I Balcani tornano a far paura? Non ai grandi giornali italiani. C’è troppo furore intorno all’ennesima meschina statuetta della politica nostrana – un certo Calenda – per parlare del conflitto sempre più possibile tra Serbia e Kosovo. Al netto di quel poco che si è letto, urge una precisazione: che nessuno si azzardi a cercare analogie col conflitto tra Russia e Ucraina.
Il perché è semplice: anzitutto le dimensioni geopolitiche dei due conflitti, quello reale e quello probabile, e la totale assenza di dipendenza energetica da ambedue gli schieramenti nel caso serbo. Potrà sembrare un’affermazione banale, ma in realtà non bisognerebbe aspettarsi granché da una media potenza priva di pianificazione per l’estrazione di materie prime. La questione italo-croata ne è l’esempio.
Le forze in campo sarebbero nettamente diverse rispetto al conflitto russo-ucraino.

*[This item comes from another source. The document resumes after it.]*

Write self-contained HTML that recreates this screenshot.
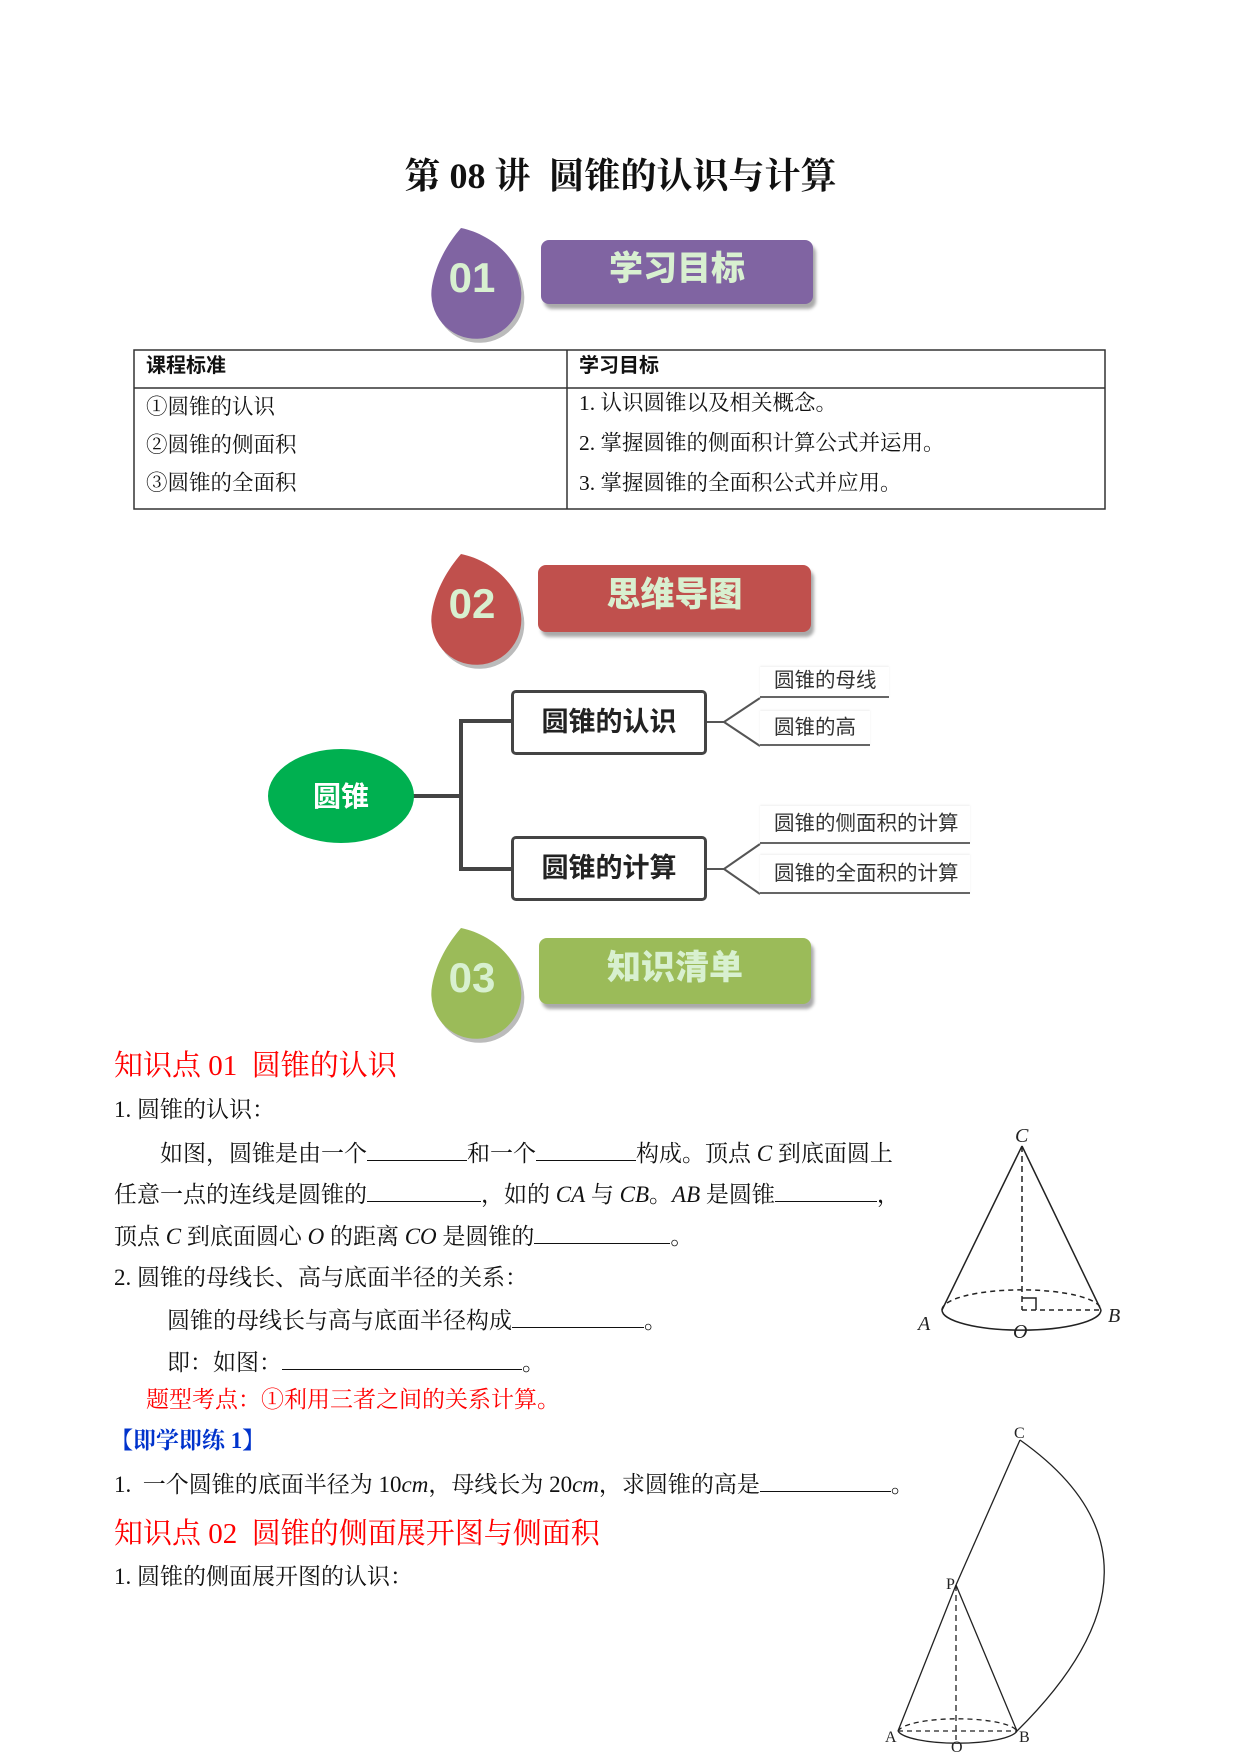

La NATO ha già tuonato contro la Serbia con un comunicato nel quale si esplica la volontà dell’alleanza di intervenire in caso di escalation serba. Da un lato si forniscono armi, dall’altro uomini e mezzi. La bipolarità torna ad essere una particolare caratteristica del continente europeo. Non nel significato psicologico del termine, ma nel dualismo tra due forze contrapposte ad oggi più simili che mai.